• [Written instruction]:
Write out again exactly the lines from the one containing "Clone this chart in Plotly." through the one containing "import plotly.graph_objects as go", both included, and omit the pictures.

Figure scripts:
^^^^^^^^

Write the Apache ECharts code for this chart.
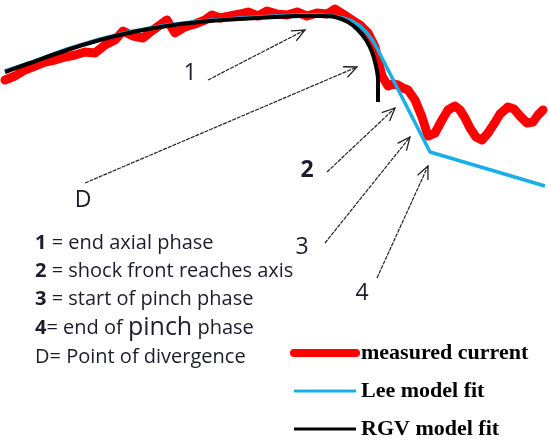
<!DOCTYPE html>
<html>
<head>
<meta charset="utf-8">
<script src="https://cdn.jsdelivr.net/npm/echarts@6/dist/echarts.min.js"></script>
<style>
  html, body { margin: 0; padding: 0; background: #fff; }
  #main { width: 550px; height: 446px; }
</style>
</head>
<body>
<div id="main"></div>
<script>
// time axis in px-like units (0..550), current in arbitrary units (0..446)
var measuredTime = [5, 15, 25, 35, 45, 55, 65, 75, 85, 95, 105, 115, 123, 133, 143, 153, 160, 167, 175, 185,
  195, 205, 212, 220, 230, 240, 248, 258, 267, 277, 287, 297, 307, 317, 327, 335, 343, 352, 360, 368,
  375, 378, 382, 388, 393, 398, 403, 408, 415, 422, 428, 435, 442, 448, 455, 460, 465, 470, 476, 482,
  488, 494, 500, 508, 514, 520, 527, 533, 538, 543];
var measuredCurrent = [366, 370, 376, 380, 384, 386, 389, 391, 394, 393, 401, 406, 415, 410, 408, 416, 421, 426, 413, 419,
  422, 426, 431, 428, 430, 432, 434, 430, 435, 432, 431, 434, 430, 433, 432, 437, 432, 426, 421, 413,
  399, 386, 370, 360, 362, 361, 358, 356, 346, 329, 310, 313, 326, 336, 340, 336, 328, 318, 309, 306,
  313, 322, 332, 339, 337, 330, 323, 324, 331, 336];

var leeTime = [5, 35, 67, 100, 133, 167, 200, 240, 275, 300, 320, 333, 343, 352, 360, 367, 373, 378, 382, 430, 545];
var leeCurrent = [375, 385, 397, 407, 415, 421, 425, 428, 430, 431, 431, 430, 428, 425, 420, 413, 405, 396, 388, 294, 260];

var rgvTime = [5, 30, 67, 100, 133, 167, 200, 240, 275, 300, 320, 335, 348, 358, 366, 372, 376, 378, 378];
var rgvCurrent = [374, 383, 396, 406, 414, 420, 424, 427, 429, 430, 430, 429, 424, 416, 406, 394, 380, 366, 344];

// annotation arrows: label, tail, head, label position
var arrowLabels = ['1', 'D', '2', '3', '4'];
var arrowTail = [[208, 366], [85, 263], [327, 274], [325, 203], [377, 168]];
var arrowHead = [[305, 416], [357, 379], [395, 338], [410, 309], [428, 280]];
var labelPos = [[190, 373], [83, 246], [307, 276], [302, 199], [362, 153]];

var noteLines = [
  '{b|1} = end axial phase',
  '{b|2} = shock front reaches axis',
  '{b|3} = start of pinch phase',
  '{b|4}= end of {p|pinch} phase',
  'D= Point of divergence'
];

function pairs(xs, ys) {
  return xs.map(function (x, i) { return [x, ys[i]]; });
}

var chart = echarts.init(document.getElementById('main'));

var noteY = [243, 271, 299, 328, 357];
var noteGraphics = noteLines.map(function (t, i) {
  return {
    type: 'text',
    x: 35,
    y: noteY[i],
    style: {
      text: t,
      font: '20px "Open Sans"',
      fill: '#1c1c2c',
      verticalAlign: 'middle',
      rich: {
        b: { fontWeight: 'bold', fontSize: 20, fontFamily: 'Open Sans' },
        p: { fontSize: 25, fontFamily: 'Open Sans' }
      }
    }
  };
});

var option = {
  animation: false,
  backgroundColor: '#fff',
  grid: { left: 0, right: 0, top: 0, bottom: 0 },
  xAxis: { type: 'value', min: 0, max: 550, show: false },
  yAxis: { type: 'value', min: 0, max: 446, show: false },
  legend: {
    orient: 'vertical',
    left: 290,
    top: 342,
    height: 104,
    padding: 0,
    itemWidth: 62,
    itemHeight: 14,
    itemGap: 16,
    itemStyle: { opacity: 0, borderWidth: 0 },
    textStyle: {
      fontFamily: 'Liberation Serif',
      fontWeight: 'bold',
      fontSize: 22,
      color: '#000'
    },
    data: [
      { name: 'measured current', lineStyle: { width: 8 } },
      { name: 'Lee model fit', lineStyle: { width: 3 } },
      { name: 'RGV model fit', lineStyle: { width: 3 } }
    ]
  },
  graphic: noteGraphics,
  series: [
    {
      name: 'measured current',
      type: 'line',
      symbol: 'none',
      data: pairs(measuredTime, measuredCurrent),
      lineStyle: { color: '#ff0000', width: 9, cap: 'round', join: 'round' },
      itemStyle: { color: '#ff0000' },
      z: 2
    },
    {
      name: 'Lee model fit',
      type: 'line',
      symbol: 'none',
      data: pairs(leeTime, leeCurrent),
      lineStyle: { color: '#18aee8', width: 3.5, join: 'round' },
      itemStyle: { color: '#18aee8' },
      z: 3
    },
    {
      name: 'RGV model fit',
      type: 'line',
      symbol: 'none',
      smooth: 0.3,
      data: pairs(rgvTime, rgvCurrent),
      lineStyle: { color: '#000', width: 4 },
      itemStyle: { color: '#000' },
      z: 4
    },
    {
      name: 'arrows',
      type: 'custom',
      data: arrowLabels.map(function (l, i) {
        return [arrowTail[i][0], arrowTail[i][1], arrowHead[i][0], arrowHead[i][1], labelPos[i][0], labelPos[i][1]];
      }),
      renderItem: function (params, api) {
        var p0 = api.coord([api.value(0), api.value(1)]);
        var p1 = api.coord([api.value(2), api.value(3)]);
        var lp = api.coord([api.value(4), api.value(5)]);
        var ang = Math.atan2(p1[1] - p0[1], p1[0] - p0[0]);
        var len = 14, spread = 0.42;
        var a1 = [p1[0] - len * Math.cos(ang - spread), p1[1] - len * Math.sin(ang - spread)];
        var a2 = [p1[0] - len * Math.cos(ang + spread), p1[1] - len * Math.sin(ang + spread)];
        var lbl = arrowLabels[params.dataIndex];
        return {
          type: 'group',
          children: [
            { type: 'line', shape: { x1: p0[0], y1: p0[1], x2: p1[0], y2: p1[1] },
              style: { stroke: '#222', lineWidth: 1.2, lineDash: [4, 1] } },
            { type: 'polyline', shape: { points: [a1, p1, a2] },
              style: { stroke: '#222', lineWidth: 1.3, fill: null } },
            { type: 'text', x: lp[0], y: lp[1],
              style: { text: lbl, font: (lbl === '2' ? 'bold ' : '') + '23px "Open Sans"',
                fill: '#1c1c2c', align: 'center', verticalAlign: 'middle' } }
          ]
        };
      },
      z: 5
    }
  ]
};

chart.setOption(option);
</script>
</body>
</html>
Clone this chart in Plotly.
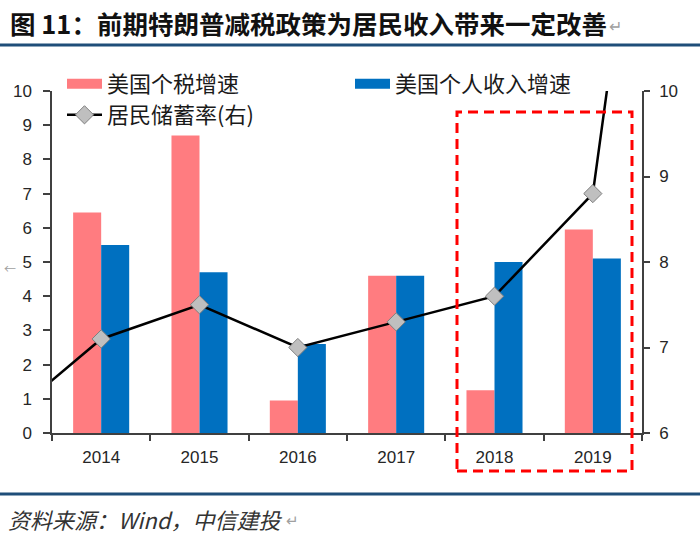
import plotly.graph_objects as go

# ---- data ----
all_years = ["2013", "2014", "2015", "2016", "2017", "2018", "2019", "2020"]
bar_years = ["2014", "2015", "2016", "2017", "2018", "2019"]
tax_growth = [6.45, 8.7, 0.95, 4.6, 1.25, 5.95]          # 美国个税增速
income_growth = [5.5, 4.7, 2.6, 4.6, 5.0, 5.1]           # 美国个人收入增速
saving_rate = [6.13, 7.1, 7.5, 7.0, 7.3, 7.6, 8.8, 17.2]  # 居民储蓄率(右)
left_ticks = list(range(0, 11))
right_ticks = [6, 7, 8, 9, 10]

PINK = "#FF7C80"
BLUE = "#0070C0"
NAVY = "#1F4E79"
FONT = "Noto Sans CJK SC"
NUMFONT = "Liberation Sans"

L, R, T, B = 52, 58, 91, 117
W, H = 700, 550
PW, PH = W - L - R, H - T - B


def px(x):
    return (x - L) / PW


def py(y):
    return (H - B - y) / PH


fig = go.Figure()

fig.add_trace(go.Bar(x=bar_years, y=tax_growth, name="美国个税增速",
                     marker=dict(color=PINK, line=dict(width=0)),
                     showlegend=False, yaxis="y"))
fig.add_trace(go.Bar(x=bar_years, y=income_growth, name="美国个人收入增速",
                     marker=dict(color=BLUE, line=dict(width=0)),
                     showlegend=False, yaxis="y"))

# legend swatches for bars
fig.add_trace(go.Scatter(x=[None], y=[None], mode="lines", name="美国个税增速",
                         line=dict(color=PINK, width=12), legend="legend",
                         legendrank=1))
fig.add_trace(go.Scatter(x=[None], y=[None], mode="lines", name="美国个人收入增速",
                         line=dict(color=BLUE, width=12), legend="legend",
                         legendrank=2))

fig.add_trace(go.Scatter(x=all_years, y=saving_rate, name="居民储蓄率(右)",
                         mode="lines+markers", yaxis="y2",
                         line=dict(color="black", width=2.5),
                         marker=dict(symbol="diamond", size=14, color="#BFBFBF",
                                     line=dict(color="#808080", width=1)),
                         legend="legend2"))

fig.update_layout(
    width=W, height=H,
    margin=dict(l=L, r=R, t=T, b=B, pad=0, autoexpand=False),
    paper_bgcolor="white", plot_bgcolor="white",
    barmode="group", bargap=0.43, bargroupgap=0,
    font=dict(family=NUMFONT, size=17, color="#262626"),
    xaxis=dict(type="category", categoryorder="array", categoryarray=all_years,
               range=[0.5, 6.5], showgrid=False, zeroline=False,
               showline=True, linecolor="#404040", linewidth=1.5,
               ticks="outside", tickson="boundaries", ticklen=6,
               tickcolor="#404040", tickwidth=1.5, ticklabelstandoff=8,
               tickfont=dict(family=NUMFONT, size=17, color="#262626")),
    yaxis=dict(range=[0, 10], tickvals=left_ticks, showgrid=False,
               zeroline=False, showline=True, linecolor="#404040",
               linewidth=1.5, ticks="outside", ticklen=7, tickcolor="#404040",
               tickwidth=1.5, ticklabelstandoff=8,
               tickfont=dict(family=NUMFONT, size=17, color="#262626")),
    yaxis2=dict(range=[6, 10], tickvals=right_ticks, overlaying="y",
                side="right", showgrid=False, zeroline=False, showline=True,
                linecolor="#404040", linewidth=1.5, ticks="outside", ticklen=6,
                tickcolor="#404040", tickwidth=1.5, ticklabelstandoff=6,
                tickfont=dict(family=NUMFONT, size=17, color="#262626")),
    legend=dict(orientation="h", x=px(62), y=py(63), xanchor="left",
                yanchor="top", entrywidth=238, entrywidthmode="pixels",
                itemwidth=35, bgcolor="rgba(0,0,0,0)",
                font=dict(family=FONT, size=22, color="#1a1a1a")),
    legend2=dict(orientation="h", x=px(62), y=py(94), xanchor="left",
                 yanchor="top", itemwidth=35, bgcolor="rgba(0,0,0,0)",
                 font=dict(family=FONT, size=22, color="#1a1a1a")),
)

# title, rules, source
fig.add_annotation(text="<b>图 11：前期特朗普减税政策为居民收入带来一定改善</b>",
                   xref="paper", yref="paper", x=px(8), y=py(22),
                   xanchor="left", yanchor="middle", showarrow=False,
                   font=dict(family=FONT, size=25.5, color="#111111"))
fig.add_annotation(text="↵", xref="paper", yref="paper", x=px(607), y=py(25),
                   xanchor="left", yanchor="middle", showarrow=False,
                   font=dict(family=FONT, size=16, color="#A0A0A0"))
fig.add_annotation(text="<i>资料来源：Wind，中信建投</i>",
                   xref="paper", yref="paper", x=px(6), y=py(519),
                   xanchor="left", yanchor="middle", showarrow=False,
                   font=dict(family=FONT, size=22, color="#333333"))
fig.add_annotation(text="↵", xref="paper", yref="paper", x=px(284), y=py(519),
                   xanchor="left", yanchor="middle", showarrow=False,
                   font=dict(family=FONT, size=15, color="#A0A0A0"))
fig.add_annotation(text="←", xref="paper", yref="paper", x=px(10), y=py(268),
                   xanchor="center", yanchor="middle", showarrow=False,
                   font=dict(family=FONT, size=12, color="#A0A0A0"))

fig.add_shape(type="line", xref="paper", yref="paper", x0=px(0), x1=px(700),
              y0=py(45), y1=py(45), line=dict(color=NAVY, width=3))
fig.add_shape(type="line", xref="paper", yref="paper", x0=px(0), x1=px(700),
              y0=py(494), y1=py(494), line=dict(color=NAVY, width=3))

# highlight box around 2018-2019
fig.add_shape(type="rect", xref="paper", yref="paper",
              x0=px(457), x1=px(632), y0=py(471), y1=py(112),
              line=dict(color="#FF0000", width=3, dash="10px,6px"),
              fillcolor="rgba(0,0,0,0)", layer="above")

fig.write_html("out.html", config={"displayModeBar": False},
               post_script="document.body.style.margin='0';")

^^^^^^^^

• [Answer to this task]:
Clone this chart in Plotly.
import plotly.graph_objects as go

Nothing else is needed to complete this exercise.